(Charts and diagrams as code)
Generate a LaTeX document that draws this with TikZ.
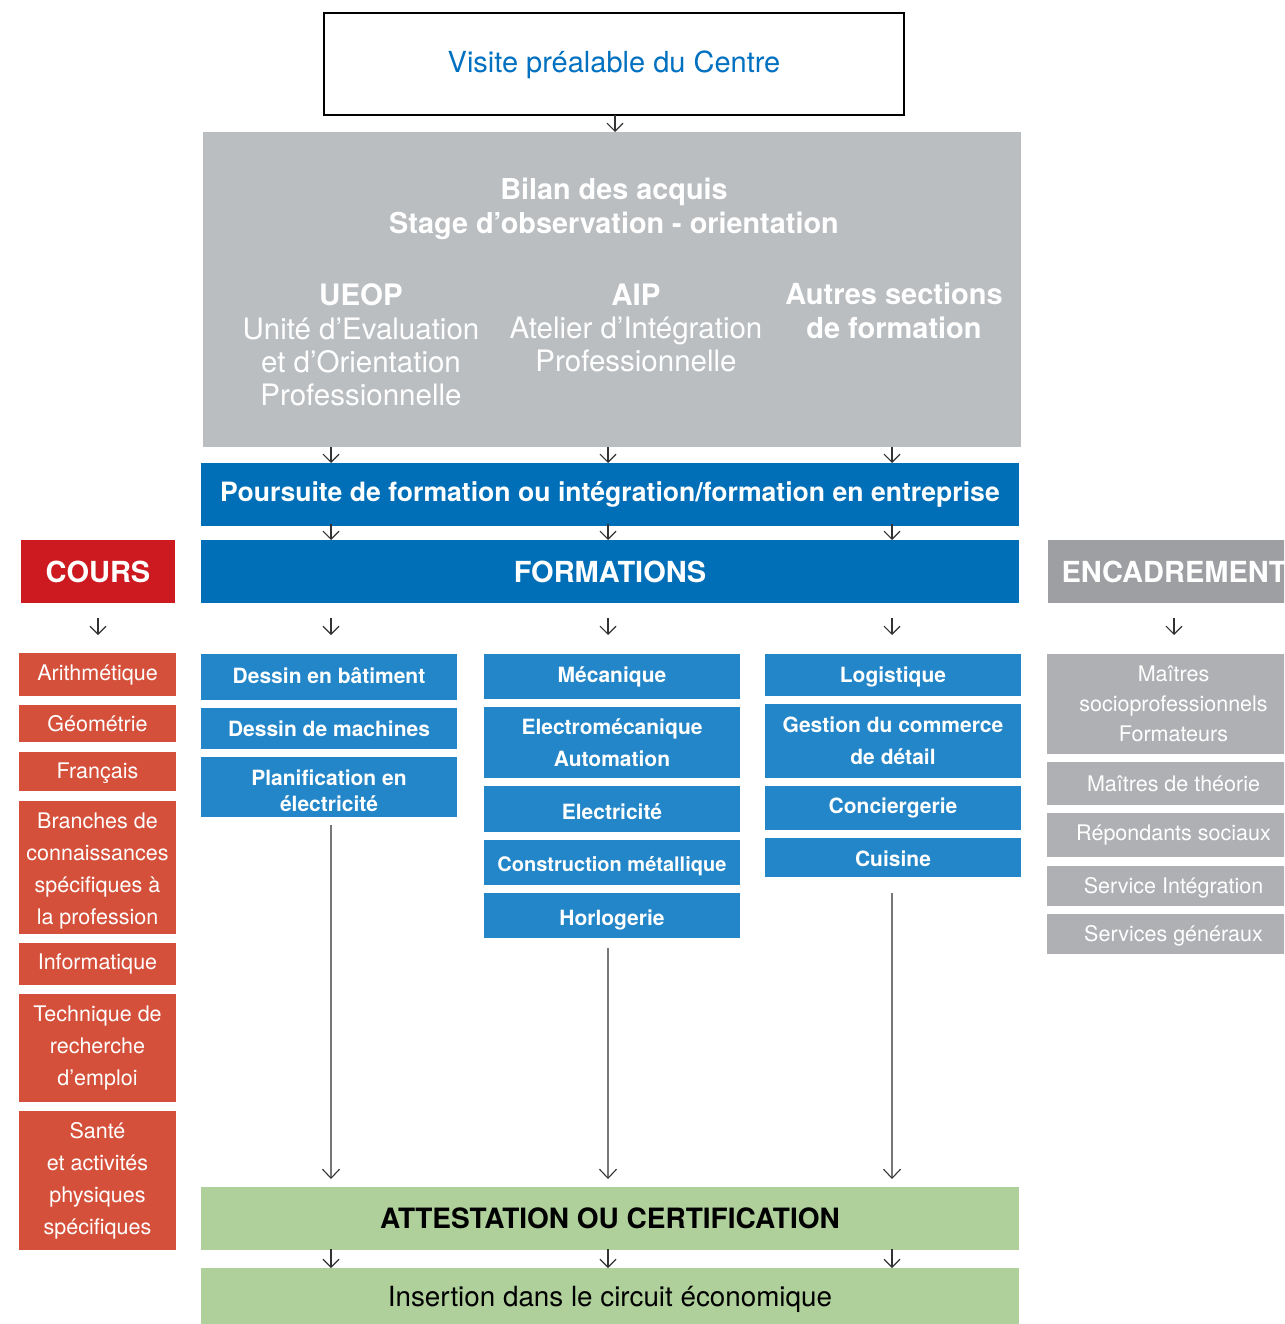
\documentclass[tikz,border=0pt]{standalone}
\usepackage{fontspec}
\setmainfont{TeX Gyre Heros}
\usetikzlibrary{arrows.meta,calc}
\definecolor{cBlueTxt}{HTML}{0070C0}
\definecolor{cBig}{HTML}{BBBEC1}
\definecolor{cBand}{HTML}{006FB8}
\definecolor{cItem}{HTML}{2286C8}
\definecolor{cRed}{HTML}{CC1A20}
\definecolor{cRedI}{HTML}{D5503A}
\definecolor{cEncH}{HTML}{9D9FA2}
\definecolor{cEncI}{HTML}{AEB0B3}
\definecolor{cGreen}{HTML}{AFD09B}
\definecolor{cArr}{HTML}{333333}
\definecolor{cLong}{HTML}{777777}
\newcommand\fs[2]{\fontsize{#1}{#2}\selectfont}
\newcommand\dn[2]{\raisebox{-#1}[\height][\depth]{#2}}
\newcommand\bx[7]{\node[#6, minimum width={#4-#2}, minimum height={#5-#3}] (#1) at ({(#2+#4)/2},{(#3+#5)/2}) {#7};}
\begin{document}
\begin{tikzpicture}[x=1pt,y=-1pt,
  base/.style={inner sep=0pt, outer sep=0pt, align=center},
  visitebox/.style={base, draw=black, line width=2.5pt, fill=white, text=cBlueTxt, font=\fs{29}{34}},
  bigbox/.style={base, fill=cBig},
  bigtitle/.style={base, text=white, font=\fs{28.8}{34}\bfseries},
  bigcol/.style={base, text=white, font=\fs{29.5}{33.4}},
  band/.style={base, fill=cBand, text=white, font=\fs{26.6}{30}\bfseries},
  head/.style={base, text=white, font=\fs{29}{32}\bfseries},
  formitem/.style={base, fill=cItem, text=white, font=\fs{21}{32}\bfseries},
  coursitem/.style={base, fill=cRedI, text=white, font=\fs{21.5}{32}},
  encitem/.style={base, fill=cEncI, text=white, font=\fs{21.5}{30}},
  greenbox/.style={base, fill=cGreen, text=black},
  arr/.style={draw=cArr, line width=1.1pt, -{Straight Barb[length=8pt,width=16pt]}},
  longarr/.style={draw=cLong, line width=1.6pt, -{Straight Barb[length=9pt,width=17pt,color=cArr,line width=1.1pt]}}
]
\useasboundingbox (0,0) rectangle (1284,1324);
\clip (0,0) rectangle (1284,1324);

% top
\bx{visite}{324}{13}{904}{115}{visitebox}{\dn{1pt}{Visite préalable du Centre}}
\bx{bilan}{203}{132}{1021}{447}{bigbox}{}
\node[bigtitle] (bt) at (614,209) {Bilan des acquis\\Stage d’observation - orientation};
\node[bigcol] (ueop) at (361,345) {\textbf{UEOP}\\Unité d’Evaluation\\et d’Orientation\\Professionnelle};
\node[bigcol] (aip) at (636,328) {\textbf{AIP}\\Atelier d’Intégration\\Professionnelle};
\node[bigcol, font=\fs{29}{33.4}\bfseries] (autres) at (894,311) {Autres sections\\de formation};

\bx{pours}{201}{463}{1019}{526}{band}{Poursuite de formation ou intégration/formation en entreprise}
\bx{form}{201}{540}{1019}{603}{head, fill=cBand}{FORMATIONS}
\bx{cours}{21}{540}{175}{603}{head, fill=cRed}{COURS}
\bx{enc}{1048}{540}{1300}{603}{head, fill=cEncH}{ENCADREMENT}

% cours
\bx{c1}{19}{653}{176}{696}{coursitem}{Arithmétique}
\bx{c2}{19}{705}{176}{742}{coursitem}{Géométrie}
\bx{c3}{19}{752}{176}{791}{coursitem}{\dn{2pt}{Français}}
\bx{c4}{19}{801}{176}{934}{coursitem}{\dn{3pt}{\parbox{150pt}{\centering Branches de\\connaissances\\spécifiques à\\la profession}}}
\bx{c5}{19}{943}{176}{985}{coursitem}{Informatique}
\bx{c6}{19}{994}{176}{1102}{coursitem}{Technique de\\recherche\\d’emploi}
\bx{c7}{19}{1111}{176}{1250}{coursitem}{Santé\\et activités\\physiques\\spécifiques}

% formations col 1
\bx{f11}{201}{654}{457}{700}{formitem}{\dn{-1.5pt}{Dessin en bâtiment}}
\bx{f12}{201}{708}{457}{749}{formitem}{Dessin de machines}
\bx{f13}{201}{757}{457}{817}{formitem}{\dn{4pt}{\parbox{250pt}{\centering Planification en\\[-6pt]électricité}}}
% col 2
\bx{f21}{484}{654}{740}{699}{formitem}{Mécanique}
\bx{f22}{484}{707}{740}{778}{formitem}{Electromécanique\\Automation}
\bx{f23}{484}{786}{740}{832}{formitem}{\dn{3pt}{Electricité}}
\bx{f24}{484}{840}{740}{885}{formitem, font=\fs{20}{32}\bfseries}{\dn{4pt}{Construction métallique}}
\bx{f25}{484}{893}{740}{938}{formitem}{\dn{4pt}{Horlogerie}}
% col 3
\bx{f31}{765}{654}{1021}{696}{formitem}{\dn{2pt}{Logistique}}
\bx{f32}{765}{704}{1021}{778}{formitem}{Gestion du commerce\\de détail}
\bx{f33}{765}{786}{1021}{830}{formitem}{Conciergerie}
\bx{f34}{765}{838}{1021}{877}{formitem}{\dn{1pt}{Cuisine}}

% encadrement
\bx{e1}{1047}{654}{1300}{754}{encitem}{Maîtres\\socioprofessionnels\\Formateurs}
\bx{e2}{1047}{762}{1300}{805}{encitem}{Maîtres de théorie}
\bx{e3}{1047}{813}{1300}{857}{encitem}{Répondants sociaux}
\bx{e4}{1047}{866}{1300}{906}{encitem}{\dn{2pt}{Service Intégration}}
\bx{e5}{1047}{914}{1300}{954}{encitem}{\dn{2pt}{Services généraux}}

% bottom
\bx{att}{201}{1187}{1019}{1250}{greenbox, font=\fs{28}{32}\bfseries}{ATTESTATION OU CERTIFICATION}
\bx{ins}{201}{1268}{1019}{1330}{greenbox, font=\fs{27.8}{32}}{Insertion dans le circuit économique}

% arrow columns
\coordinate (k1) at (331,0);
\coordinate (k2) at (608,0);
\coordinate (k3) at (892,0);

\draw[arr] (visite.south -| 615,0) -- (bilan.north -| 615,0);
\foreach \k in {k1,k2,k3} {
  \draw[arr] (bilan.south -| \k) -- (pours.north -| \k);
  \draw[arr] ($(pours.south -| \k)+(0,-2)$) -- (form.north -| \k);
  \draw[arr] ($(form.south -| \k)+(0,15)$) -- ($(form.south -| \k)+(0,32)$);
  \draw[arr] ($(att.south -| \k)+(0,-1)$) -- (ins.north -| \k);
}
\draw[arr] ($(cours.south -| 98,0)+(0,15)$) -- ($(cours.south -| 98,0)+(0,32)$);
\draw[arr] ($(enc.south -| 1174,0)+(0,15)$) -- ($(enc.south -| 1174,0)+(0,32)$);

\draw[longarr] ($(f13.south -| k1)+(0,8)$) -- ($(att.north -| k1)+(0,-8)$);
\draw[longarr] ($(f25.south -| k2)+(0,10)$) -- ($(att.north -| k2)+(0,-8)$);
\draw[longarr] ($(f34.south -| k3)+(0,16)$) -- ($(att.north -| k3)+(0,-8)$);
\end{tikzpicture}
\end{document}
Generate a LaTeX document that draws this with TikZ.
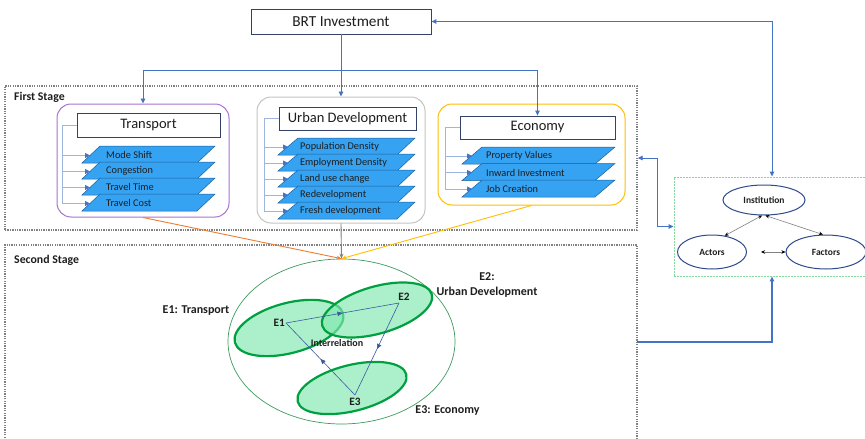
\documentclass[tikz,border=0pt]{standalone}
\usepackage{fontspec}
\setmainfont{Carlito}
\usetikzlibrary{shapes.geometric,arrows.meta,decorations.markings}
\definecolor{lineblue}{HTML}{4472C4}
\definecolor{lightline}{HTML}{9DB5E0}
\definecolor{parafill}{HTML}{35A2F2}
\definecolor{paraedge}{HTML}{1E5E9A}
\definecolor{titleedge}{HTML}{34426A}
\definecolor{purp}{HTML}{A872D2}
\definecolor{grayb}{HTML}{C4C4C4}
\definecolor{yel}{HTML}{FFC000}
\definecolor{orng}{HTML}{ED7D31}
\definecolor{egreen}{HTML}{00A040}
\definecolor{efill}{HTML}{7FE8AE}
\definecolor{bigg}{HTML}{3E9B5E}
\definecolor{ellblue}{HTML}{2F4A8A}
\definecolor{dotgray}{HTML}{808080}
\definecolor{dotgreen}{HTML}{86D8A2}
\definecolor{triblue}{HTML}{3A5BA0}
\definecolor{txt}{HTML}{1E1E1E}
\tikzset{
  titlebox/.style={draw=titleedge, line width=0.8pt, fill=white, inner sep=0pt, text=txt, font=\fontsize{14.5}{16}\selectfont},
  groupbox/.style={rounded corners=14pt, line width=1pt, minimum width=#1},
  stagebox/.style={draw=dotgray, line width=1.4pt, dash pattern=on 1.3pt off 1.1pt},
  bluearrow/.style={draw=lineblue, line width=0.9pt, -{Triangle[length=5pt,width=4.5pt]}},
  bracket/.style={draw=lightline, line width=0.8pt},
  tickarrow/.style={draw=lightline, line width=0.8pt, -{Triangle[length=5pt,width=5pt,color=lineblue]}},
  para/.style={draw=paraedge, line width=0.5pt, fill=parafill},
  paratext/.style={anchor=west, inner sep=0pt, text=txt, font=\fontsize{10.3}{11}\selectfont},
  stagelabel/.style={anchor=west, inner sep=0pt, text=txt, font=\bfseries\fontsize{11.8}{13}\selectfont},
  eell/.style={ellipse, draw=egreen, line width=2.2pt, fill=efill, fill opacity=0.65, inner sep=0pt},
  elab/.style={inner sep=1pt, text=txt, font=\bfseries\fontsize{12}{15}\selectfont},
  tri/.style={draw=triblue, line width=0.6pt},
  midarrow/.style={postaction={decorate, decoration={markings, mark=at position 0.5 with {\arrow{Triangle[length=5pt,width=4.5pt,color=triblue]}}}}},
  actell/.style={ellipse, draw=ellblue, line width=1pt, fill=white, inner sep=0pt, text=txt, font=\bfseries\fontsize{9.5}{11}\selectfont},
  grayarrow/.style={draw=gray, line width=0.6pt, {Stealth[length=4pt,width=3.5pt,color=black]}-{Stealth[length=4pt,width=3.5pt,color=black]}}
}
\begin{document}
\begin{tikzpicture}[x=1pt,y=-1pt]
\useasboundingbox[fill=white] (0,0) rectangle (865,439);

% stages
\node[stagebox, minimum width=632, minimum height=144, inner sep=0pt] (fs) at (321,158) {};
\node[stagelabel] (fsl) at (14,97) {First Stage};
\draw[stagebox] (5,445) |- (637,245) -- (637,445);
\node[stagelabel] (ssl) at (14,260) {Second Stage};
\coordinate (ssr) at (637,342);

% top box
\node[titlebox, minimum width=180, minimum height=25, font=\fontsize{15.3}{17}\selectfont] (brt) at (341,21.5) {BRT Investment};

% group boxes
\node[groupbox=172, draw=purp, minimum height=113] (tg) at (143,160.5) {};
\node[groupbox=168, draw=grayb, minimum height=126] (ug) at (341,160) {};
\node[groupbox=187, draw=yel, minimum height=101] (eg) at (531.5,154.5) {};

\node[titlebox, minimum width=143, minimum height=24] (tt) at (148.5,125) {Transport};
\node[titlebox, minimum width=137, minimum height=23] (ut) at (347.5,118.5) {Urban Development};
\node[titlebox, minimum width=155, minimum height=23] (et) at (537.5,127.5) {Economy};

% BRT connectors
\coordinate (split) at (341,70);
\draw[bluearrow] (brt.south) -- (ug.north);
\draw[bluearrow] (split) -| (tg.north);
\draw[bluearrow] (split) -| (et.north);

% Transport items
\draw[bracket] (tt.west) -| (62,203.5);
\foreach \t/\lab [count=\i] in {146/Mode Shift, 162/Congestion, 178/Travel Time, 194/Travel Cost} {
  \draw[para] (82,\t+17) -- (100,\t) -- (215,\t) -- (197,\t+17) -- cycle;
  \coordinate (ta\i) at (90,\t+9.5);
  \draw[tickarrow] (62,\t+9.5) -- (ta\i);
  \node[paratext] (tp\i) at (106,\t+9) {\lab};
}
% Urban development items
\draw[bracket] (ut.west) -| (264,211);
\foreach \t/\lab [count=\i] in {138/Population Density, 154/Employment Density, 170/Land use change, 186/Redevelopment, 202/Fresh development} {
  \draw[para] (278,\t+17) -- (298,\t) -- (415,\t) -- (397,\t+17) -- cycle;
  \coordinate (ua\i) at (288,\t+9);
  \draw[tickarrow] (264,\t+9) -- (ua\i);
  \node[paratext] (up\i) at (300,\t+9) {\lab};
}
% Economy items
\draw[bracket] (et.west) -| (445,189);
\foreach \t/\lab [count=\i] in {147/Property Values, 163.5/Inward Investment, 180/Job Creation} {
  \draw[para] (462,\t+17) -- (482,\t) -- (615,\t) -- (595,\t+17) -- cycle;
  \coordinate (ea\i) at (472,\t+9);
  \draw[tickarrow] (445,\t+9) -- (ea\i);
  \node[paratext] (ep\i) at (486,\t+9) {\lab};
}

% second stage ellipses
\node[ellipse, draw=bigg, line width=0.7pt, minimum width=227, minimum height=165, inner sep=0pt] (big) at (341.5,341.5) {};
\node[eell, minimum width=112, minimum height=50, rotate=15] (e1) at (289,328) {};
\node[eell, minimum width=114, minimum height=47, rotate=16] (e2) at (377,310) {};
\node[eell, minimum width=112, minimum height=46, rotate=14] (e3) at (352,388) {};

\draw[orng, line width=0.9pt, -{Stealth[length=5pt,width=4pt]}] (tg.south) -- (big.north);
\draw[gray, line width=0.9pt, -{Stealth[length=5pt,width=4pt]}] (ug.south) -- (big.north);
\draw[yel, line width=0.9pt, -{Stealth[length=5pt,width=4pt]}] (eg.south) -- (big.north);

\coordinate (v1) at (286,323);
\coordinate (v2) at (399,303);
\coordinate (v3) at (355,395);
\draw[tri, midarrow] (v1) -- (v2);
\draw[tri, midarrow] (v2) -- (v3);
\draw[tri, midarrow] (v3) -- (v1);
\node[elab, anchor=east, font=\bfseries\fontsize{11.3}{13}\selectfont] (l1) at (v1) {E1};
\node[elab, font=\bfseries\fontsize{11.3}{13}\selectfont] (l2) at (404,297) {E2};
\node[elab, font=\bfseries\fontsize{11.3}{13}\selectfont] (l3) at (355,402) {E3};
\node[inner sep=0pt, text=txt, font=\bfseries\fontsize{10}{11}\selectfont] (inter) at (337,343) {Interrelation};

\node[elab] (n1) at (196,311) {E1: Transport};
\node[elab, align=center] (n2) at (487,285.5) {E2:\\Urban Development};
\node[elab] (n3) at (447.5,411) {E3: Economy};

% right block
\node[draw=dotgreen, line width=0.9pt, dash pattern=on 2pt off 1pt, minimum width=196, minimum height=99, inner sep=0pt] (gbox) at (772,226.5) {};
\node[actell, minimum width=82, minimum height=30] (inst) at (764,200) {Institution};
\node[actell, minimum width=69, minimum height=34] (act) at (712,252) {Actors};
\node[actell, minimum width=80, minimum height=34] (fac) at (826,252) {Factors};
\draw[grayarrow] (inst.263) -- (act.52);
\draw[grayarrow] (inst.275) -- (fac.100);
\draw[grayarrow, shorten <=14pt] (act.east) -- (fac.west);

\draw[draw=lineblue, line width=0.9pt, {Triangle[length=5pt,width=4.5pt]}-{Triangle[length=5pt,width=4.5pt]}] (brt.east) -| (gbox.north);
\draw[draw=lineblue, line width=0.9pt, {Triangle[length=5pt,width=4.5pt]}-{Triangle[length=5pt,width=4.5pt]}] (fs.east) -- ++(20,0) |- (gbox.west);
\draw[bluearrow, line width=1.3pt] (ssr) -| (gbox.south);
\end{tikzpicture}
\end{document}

- Task prompt:
Starting with the first line of the data above and ending with the line containing "(autres) at (894,311)", please restate every line exactly, leaving images out.

- Output:
Generate a LaTeX document that draws this with TikZ.
\documentclass[tikz,border=0pt]{standalone}
\usepackage{fontspec}
\setmainfont{TeX Gyre Heros}
\usetikzlibrary{arrows.meta,calc}
\definecolor{cBlueTxt}{HTML}{0070C0}
\definecolor{cBig}{HTML}{BBBEC1}
\definecolor{cBand}{HTML}{006FB8}
\definecolor{cItem}{HTML}{2286C8}
\definecolor{cRed}{HTML}{CC1A20}
\definecolor{cRedI}{HTML}{D5503A}
\definecolor{cEncH}{HTML}{9D9FA2}
\definecolor{cEncI}{HTML}{AEB0B3}
\definecolor{cGreen}{HTML}{AFD09B}
\definecolor{cArr}{HTML}{333333}
\definecolor{cLong}{HTML}{777777}
\newcommand\fs[2]{\fontsize{#1}{#2}\selectfont}
\newcommand\dn[2]{\raisebox{-#1}[\height][\depth]{#2}}
\newcommand\bx[7]{\node[#6, minimum width={#4-#2}, minimum height={#5-#3}] (#1) at ({(#2+#4)/2},{(#3+#5)/2}) {#7};}
\begin{document}
\begin{tikzpicture}[x=1pt,y=-1pt,
  base/.style={inner sep=0pt, outer sep=0pt, align=center},
  visitebox/.style={base, draw=black, line width=2.5pt, fill=white, text=cBlueTxt, font=\fs{29}{34}},
  bigbox/.style={base, fill=cBig},
  bigtitle/.style={base, text=white, font=\fs{28.8}{34}\bfseries},
  bigcol/.style={base, text=white, font=\fs{29.5}{33.4}},
  band/.style={base, fill=cBand, text=white, font=\fs{26.6}{30}\bfseries},
  head/.style={base, text=white, font=\fs{29}{32}\bfseries},
  formitem/.style={base, fill=cItem, text=white, font=\fs{21}{32}\bfseries},
  coursitem/.style={base, fill=cRedI, text=white, font=\fs{21.5}{32}},
  encitem/.style={base, fill=cEncI, text=white, font=\fs{21.5}{30}},
  greenbox/.style={base, fill=cGreen, text=black},
  arr/.style={draw=cArr, line width=1.1pt, -{Straight Barb[length=8pt,width=16pt]}},
  longarr/.style={draw=cLong, line width=1.6pt, -{Straight Barb[length=9pt,width=17pt,color=cArr,line width=1.1pt]}}
]
\useasboundingbox (0,0) rectangle (1284,1324);
\clip (0,0) rectangle (1284,1324);

% top
\bx{visite}{324}{13}{904}{115}{visitebox}{\dn{1pt}{Visite préalable du Centre}}
\bx{bilan}{203}{132}{1021}{447}{bigbox}{}
\node[bigtitle] (bt) at (614,209) {Bilan des acquis\\Stage d’observation - orientation};
\node[bigcol] (ueop) at (361,345) {\textbf{UEOP}\\Unité d’Evaluation\\et d’Orientation\\Professionnelle};
\node[bigcol] (aip) at (636,328) {\textbf{AIP}\\Atelier d’Intégration\\Professionnelle};
\node[bigcol, font=\fs{29}{33.4}\bfseries] (autres) at (894,311) {Autres sections\\de formation};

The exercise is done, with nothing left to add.